Bronchoscopy


What is a bronchoscopy?

Bronchoscopy is a procedure that allows the physician to view the respiratory tract through a fiberoptic tube (bronchoscope). The bronchoscope is a flexible tube with a camera at the end. The tube is passed either through the mouth or nose and into the respiratory tract. This procedure also enables the physician to collect samples of lung tissues, cells or fluids.

Preparation

  • Before the procedure, blood tests are sometimes required.
  • No food or drink for at least six hours before the procedure.
  • Intravenous catheter (I.V.) will be placed so that medications can be given if needed.
  • Please arrange for transportation home, as you may be drowsy after the procedure.

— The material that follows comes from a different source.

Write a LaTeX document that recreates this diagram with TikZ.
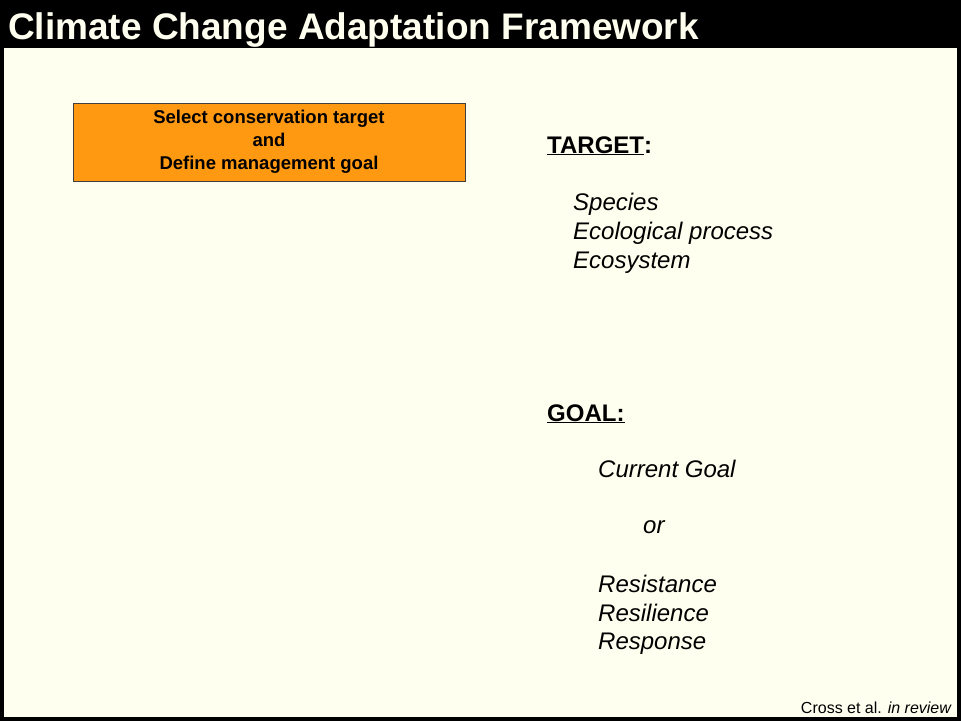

What you should know about this procedure

  • The physician will explain the procedure and get your consent if he/she has not already done so.
  • Dentures and/or plates must be removed. A medication may be given to relax you and you may feel sleepy during the procedure.
  • Next you will be assisted into the proper position. The head of the bed will be elevated so that you are in a sitting position. Your head will be extended back as if you were looking at the ceiling.
  • The physician will then spray an anesthetic into your nose and throat to decrease discomfort and gagging that can occur when the scope is inserted. The anesthetic has an unpleasant taste and you will begin to feel your throat get numb.
  • The procedure will then begin. It is not uncommon to require oxygen through a tube in your nose or by a mask over your face during the procedure and for a short time afterward. A heart monitor may also be used during the procedure.
  • When the bronchoscopy is done, your voice is likely to be hoarse and your throat sore. These effects are temporary. You will be asked to temporarily avoid coughing and to spit out saliva/sputum into a basin until you can swallow normally.
  • The anesthetic spray used on your throat just prior to the procedure can continue to affect your ability to swallow properly for up to four hours after the procedure. Therefore, you will not be allowed to eat or drink until your swallowing reflex has returned. The nurse will test this by tickling your throat with a cotton swab. Once the swallowing reflex has returned, you will be offered sips of water. Until your swallowing reflex returns you will also need to remain sitting upright in bed.
  • Once the swallowing reflex has returned, salt water gargles and lozenges may be helpful for sore throat.
  • Smoking after having a bronchoscopy is discouraged, as it will increase irritation in respiratory tract.
  • Please inform your physician if you should develop any of the following: shortness of breath, wheezing, bloody sputum, fevers, chest pain.